Would you recommend Optima yellow top?? or red top? or just a new battery (doesnt matter)


----------



## babyjbrooks (Sep 22, 2002)

ground it under an existing screw ie under the back seat where the seat belts are bolted down


----------



## ImportCarTuner (Jun 9, 2002)

babyjbrooks said:


> *ground it under an existing screw ie under the back seat where the seat belts are bolted down *


 If that doesn't stop the dome light dim then you might want to invest in an Optima Yellow or Red Top battery, and/or a capacitor. I've got an Optima Yellow Top and 1 farad capacitor running a 800 watt amp; and this set-up, for me, is running great.


----------



## Psch91 (May 18, 2002)

That shouldnt happen man. Not with 200 watts. You might have a serious problem or something if youre running a new alternator?


----------



## sno (Oct 4, 2002)

is your amp okay? sounds like there could be a short in your amp if it's sucking power down like that. usually a 200watt amp won't cause any noticable draw on your battery. most of the new headunits are 50x4 watts (which is 200 for those that can't multiply).


----------



## mavenali (Nov 22, 2002)

let me recap that a little better..... after i hook up my power line (when car is shut off) it was not getting enough power to start the car.. hence dome was really dim..... I reran my power lines last nite and works now.. i'm assuming its my battery, b/c when the car is shut off it seems to start as if the battery is only kicking it just enough juice.......... i put my ground on one of the existing bolts in the back of the trunk below the brake lights... sanded all the paint off... (this will probably be a temporary ground until i can get a chance to change it. it seems to work ok though... any thoughts on that?)


----------



## mavenali (Nov 22, 2002)

well i took it upon myself to buy an optima yellow top today. only problem is i ordered it online so i have to wait for it to come in.... i'll keep you posted on how it helps...
thanks to all who gave their .02


----------



## omega (Jun 27, 2002)

sno said:


> *is your amp okay? sounds like there could be a short in your amp if it's sucking power down like that. usually a 200watt amp won't cause any noticable draw on your battery. most of the new headunits are 50x4 watts (which is 200 for those that can't multiply). *



Just to note on this, that 50x4 isn't nearly what the headunit is running at, it's the max, the rated power or RMS is typically 20 to 22 depending on the maker and unit itself, so typically your only look at an 80 watt output from those headunits, if that, even the rated output is never what it claims to be because of low efficiency ratings and poor design quality.


----------



## mavenali (Nov 22, 2002)

Well currently my head-unit is an oldie but a goodie.. I have a pioneer DEH-P2000. I know its old but it still sounds good and looks descent also. It is rated at 40x4 RMS power.
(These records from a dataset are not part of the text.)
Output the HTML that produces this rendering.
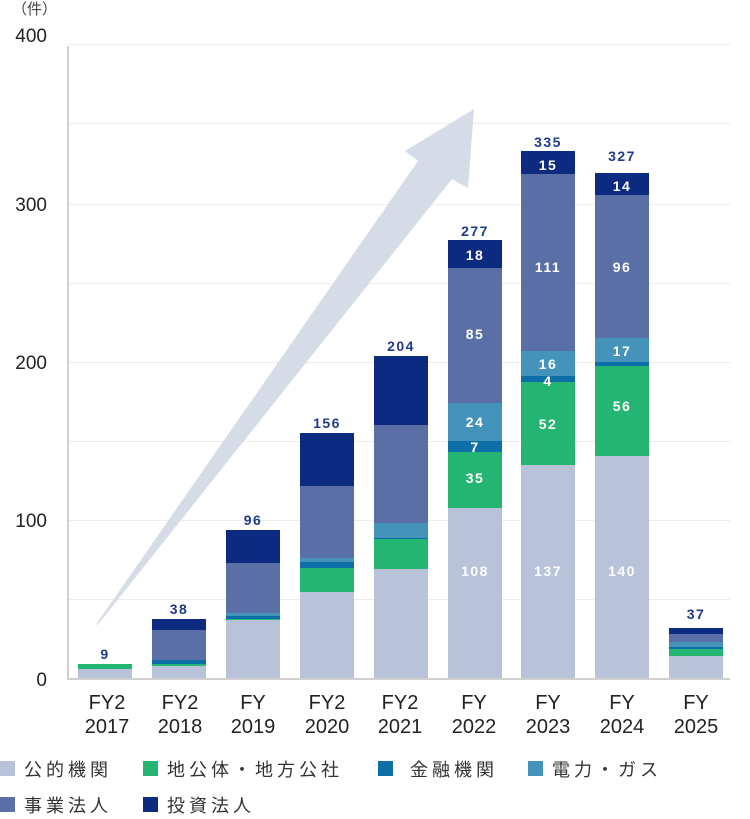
<!DOCTYPE html>
<html><head><meta charset="utf-8"><style>
html,body{margin:0;padding:0;background:#fff;}
svg{display:block;font-family:"Liberation Sans","Noto Sans CJK JP",sans-serif;}
</style></head><body>
<svg width="750" height="819" viewBox="0 0 750 819" xmlns="http://www.w3.org/2000/svg">
<g stroke="#ececec" stroke-width="1">
<line x1="68" y1="44.5" x2="730" y2="44.5"/>
<line x1="68" y1="123.5" x2="730" y2="123.5"/>
<line x1="68" y1="204.5" x2="730" y2="204.5"/>
<line x1="68" y1="283.5" x2="730" y2="283.5"/>
<line x1="68" y1="362.5" x2="730" y2="362.5"/>
<line x1="68" y1="441.5" x2="730" y2="441.5"/>
<line x1="68" y1="520.5" x2="730" y2="520.5"/>
<line x1="68" y1="599.5" x2="730" y2="599.5"/>
</g>
<polygon points="95,626 418,161 405,151 474,109 468,188 452,179 100,622" fill="#d5dbe7"/>
<g font-size="19" fill="#222" text-anchor="end">
<text x="47" y="42">400</text><text x="47" y="211">300</text><text x="47" y="369">200</text><text x="47" y="527">100</text><text x="47" y="686">0</text>
</g>
<text x="12" y="14" font-size="15" fill="#444">（件）</text>
<g>
<rect x="78" y="669" width="54" height="10" fill="#b8c3da"/><rect x="78" y="664" width="54" height="5" fill="#25b573"/>
<rect x="152" y="666" width="54" height="13" fill="#b8c3da"/><rect x="152" y="664" width="54" height="2" fill="#25b573"/><rect x="152" y="660" width="54" height="4" fill="#0e6ea8"/><rect x="152" y="630" width="54" height="30" fill="#5a6fa6"/><rect x="152" y="619" width="54" height="11" fill="#0b2a80"/>
<rect x="226" y="620" width="54" height="59" fill="#b8c3da"/><rect x="226" y="619" width="54" height="1" fill="#25b573"/><rect x="226" y="616" width="54" height="3" fill="#0e6ea8"/><rect x="226" y="613" width="54" height="3" fill="#4393bb"/><rect x="226" y="563" width="54" height="50" fill="#5a6fa6"/><rect x="226" y="530" width="54" height="33" fill="#0b2a80"/>
<rect x="300" y="592" width="54" height="87" fill="#b8c3da"/><rect x="300" y="568" width="54" height="24" fill="#25b573"/><rect x="300" y="562" width="54" height="6" fill="#0e6ea8"/><rect x="300" y="558" width="54" height="4" fill="#4393bb"/><rect x="300" y="486" width="54" height="72" fill="#5a6fa6"/><rect x="300" y="433" width="54" height="53" fill="#0b2a80"/>
<rect x="374" y="569" width="54" height="110" fill="#b8c3da"/><rect x="374" y="539" width="54" height="30" fill="#25b573"/><rect x="374" y="538" width="54" height="1" fill="#0e6ea8"/><rect x="374" y="523" width="54" height="15" fill="#4393bb"/><rect x="374" y="425" width="54" height="98" fill="#5a6fa6"/><rect x="374" y="356" width="54" height="69" fill="#0b2a80"/>
<rect x="448" y="508" width="54" height="171" fill="#b8c3da"/><rect x="448" y="452" width="54" height="56" fill="#25b573"/><rect x="448" y="441" width="54" height="11" fill="#0e6ea8"/><rect x="448" y="403" width="54" height="38" fill="#4393bb"/><rect x="448" y="268" width="54" height="135" fill="#5a6fa6"/><rect x="448" y="240" width="54" height="28" fill="#0b2a80"/>
<rect x="521" y="465" width="54" height="214" fill="#b8c3da"/><rect x="521" y="382" width="54" height="83" fill="#25b573"/><rect x="521" y="376" width="54" height="6" fill="#0e6ea8"/><rect x="521" y="351" width="54" height="25" fill="#4393bb"/><rect x="521" y="174" width="54" height="177" fill="#5a6fa6"/><rect x="521" y="151" width="54" height="23" fill="#0b2a80"/>
<rect x="595" y="456" width="54" height="223" fill="#b8c3da"/><rect x="595" y="366" width="54" height="90" fill="#25b573"/><rect x="595" y="362" width="54" height="4" fill="#0e6ea8"/><rect x="595" y="338" width="54" height="24" fill="#4393bb"/><rect x="595" y="195" width="54" height="143" fill="#5a6fa6"/><rect x="595" y="173" width="54" height="22" fill="#0b2a80"/>
<rect x="669" y="656" width="54" height="23" fill="#b8c3da"/><rect x="669" y="649" width="54" height="7" fill="#25b573"/><rect x="669" y="647" width="54" height="2" fill="#0e6ea8"/><rect x="669" y="642" width="54" height="5" fill="#4393bb"/><rect x="669" y="634" width="54" height="8" fill="#5a6fa6"/><rect x="669" y="628" width="54" height="6" fill="#0b2a80"/>
</g>
<g font-size="14" font-weight="bold" fill="#1f3a8a" text-anchor="middle" letter-spacing="1.5">
<text x="105" y="659">9</text><text x="179" y="614">38</text><text x="253" y="525">96</text><text x="327" y="428">156</text><text x="401" y="351">204</text><text x="475" y="236">277</text><text x="548" y="147">335</text><text x="622" y="161">327</text><text x="696" y="619">37</text>
</g>
<g font-size="14" font-weight="bold" fill="#fff" text-anchor="middle" letter-spacing="1.5">
<text x="475" y="260">18</text><text x="475" y="339">85</text><text x="475" y="427">24</text><text x="475" y="452">7</text><text x="475" y="483">35</text><text x="475" y="576">108</text>
<text x="548" y="170">15</text><text x="548" y="272">111</text><text x="548" y="369">16</text><text x="548" y="386">4</text><text x="548" y="429">52</text><text x="548" y="576">137</text>
<text x="622" y="191">14</text><text x="622" y="272">96</text><text x="622" y="356">17</text><text x="622" y="411">56</text><text x="622" y="576">140</text>
</g>
<line x1="68" y1="46" x2="68" y2="679" stroke="#d0d0d0" stroke-width="2"/>
<line x1="67" y1="679" x2="730" y2="679" stroke="#d0d0d0" stroke-width="2"/>
<g font-size="20" fill="#222" text-anchor="middle">
<text x="107" y="709">FY2</text><text x="107" y="733">2017</text>
<text x="180" y="709">FY2</text><text x="180" y="733">2018</text>
<text x="253" y="709">FY</text><text x="253" y="733">2019</text>
<text x="327" y="709">FY2</text><text x="327" y="733">2020</text>
<text x="400" y="709">FY2</text><text x="400" y="733">2021</text>
<text x="474" y="709">FY</text><text x="474" y="733">2022</text>
<text x="548" y="709">FY</text><text x="548" y="733">2023</text>
<text x="622" y="709">FY</text><text x="622" y="733">2024</text>
<text x="696" y="709">FY</text><text x="696" y="733">2025</text>
</g>
<g font-size="18" fill="#333" letter-spacing="4">
<rect x="0" y="761" width="15" height="15" fill="#b8c3da"/><text x="24" y="776">公的機関</text>
<rect x="143" y="761" width="15" height="15" fill="#25b573"/><text x="167" y="776">地公体・地方公社</text>
<rect x="378" y="761" width="15" height="15" fill="#0e6ea8"/><text x="410" y="776">金融機関</text>
<rect x="528" y="761" width="15" height="15" fill="#4393bb"/><text x="552" y="776">電力・ガス</text>
<rect x="0" y="797" width="15" height="15" fill="#5a6fa6"/><text x="24" y="812">事業法人</text>
<rect x="143" y="797" width="15" height="15" fill="#0b2a80"/><text x="167" y="812">投資法人</text>
</g>
</svg>
</body></html>
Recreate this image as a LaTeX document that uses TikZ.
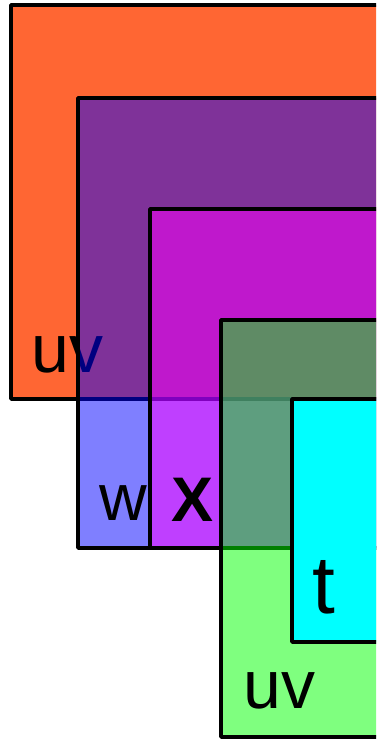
\documentclass[tikz,border=0pt]{standalone}
\usepackage{fontspec}
\setsansfont{Liberation Sans}
\usepackage{tikz}
\usetikzlibrary{positioning}
\definecolor{sheetorange}{RGB}{255,102,51}
\definecolor{sheetblue}{RGB}{0,0,255}
\definecolor{sheetmagenta}{RGB}{255,0,255}
\definecolor{sheetgreen}{RGB}{0,255,0}
\definecolor{sheetcyan}{RGB}{0,255,255}
\tikzset{
	sheet/.style={draw=black, line width=3.5pt, line join=round},
	seethrough/.style={sheet, fill=#1, fill opacity=0.5}
}
\tikzset{
	sheetlabel/.style={inner sep=0pt, anchor=base west, font=\sffamily\fontsize{#1}{#1}\selectfont},
	boldlabel/.style={inner sep=0pt, anchor=base west, font=\sffamily\bfseries\fontsize{#1}{#1}\selectfont}
}
\begin{document}
\begin{tikzpicture}[x=1pt, y=-1pt]
      \useasboundingbox (0,0) rectangle (376,741);
      \clip (0,0) rectangle (376,741);
      % bottom sheet, opaque
      \draw[sheet, fill=sheetorange] (11,5) rectangle (420,399);
      \node[sheetlabel=68] (uvtop) at (31,372) {uv};
      % half transparent sheets laid on top
      \draw[seethrough=sheetblue] (78,98) rectangle (420,548);
      \node[sheetlabel=66] (w) at (99,520) {w};
      \draw[seethrough=sheetmagenta] (150,209) rectangle (420,548);
      \node[boldlabel=63] (x) at (171,521) {X};
      \draw[seethrough=sheetgreen] (221,320) rectangle (420,737);
      \node[sheetlabel=68] (uvbottom) at (243,708) {uv};
      % top sheet, opaque again
      \draw[sheet, fill=sheetcyan] (292,399) rectangle (420,642);
      \node[sheetlabel=82] (t) at (312,613) {t};
    \end{tikzpicture}
\end{document}
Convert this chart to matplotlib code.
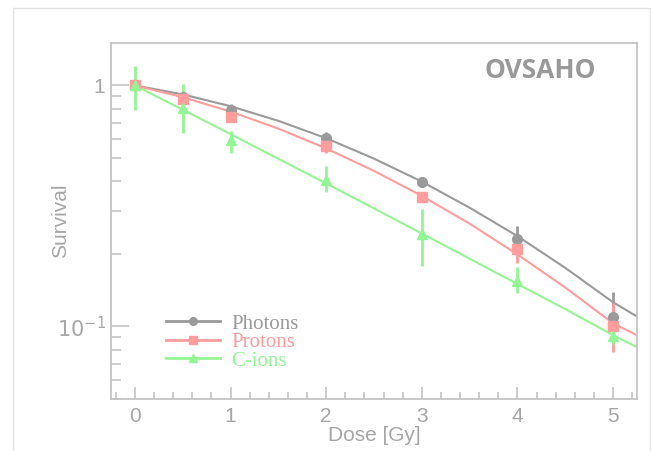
import matplotlib
matplotlib.use("Agg")
import matplotlib.pyplot as plt
from matplotlib.patches import Rectangle
from matplotlib.ticker import MultipleLocator, LogLocator, NullFormatter, FixedLocator

# measured points
dose = [0, 0.5, 1, 2, 3, 4, 5]
photons = [1.0, 0.894, 0.794, 0.605, 0.398, 0.230, 0.109]
photons_lo = [0.02, 0.02, 0.03, 0.03, 0.01, 0.03, 0.02]
photons_hi = [0.02, 0.02, 0.045, 0.035, 0.01, 0.031, 0.03]
protons = [1.0, 0.88, 0.741, 0.559, 0.346, 0.209, 0.100]
protons_lo = [0.02, 0.02, 0.03, 0.035, 0.01, 0.026, 0.022]
protons_hi = [0.02, 0.02, 0.03, 0.02, 0.01, 0.015, 0.025]
cions = [1.0, 0.807, 0.596, 0.406, 0.243, 0.155, 0.0917]
cions_lo = [0.21, 0.17, 0.072, 0.043, 0.064, 0.018, 0.007]
cions_hi = [0.20, 0.21, 0.049, 0.055, 0.063, 0.022, 0.006]

# fitted curves
fit_dose = [0, 0.5, 1, 1.5, 2, 2.5, 3, 3.5, 4, 4.5, 5, 5.25]
fit_photons = [1.0, 0.918, 0.820, 0.713, 0.604, 0.497, 0.399, 0.311, 0.237, 0.175, 0.126, 0.110]
fit_protons = [1.0, 0.894, 0.779, 0.662, 0.548, 0.442, 0.348, 0.267, 0.199, 0.145, 0.103, 0.092]
fit_cions = [1.0, 0.793, 0.628, 0.496, 0.392, 0.309, 0.243, 0.191, 0.150, 0.118, 0.092, 0.082]

labels = ['Photons', 'Protons', 'C-ions']
colors = ['#9a9a9a', '#ff9c9c', '#94f594']
markers = ['o', 's', '^']

axis_col = '#c4c4c4'
text_col = '#a6a6a6'

fig = plt.figure(figsize=(6.51, 4.51), dpi=100)
fig.patches.append(Rectangle((13 / 651, -0.1), (650 - 13) / 651, 1.1 - 8 / 451,
                             transform=fig.transFigure, fill=False,
                             edgecolor='#e2e2e2', linewidth=1))
ax = fig.add_axes([111 / 651, 1 - 399 / 451, 526 / 651, 356 / 451])

series = [(photons, photons_lo, photons_hi, fit_photons),
          (protons, protons_lo, protons_hi, fit_protons),
          (cions, cions_lo, cions_hi, fit_cions)]
handles = []
for (vals, lo, hi, fit), lab, col, mk in zip(series, labels, colors, markers):
    ax.plot(fit_dose, fit, color=col, lw=1.5, zorder=2)
    ax.errorbar(dose, vals, yerr=[lo, hi], fmt='none', ecolor=col, elinewidth=2, capsize=0, zorder=3)
    ax.plot(dose, vals, ls='none', marker=mk, ms=7, color=col, mec=col, zorder=4)
    h, = ax.plot([], [], color=col, lw=2, marker=mk, ms=5.5)
    handles.append(h)

ax.set_yscale('log')
ax.set_xlim(-0.25, 5.25)
ax.set_ylim(0.05, 1.5)

ax.xaxis.set_major_locator(MultipleLocator(1))
ax.xaxis.set_minor_locator(MultipleLocator(0.2))
ax.yaxis.set_major_locator(FixedLocator([0.1, 1]))
ax.yaxis.set_minor_locator(LogLocator(base=10, subs=range(2, 10)))
ax.yaxis.set_minor_formatter(NullFormatter())
ax.set_yticklabels(['$10^{-1}$', '1'])

for s in ax.spines.values():
    s.set_color(axis_col)
    s.set_linewidth(1.3)
ax.tick_params(which='both', direction='in', color=axis_col, width=1.2,
               top=False, right=False, labelcolor=text_col, labelsize=15)
ax.tick_params(axis='x', which='major', length=9, pad=6)
ax.tick_params(axis='x', which='minor', length=5)
ax.tick_params(axis='y', which='major', length=13, pad=4)
ax.tick_params(axis='y', which='minor', length=7)
for t in ax.get_xticklabels() + ax.get_yticklabels():
    t.set_family(['Liberation Sans', 'DejaVu Sans'])

ax.set_xlabel('Dose [Gy]', color=text_col, fontsize=15, family='Liberation Sans', labelpad=0)
ax.set_ylabel('Survival', color=text_col, fontsize=15, family='Liberation Sans')
ax.yaxis.set_label_coords(-0.078, 0.5)

leg = ax.legend(handles, labels, loc='upper left', bbox_to_anchor=(0.088, 0.262),
                frameon=False, handlelength=2.6, handletextpad=0.55, labelspacing=-0.05,
                borderaxespad=0, prop={'family': 'Liberation Serif', 'size': 15})
for t, col in zip(leg.get_texts(), colors):
    t.set_color(col)

ax.text(540, 451 - 70, 'OVSAHO', transform=None, fontsize=19, fontweight='bold',
        family='Open Sans', color='#999999', ha='center', va='center')

fig.savefig('out.png', dpi=100)
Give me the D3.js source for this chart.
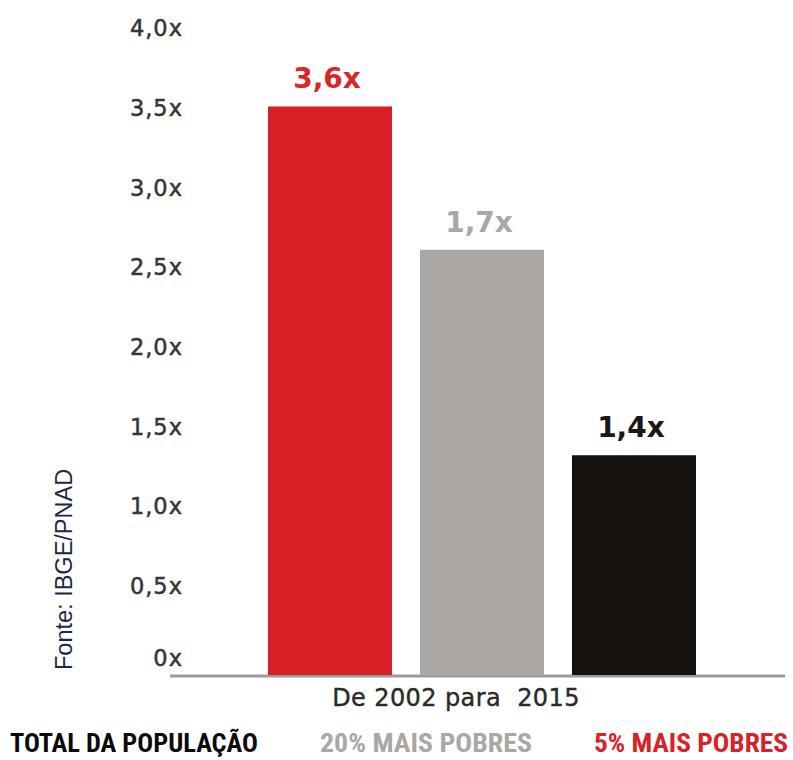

One question I do have is can you play those mini CD-R's in a regular indash HU? I'm scared of gettin em stuck. hehehe but do wanna try it


----------



## omega (Jun 27, 2002)

typically not, but I've never tried it really.


----------



## mavenali (Nov 22, 2002)

arent ya the least bit curious though? i mean granted it would be worthless when you can burn more on a larger cd.. but hey i guess i'm just a curious person lol


----------



## samo (Apr 30, 2002)

mavenali said:


> *It is rated at 40x4 RMS power.*


I seriously doubt that. Maybe 40x4 peak, but not RMS. The most powerful Pioneer unit that I can find is the current DEH-P9400MP with 22W RMS. Actually, they all seem to put out 22W RMS. Also, when my Alpine was new a couple of years ago, it had the most onboard power of any deck yet made, with 35W RMS.


----------



## mavenali (Nov 22, 2002)

yea sorry bout that... when i said RMS i was meaning peak.... just mixed myself on that one.


----------



## samo (Apr 30, 2002)

That's cool. Sorry if I sounded like I was being an ass. It just really annoys me when people say 'Oh yeah, I got two 12"s on a 900W Sony amp," or something to that effect.


----------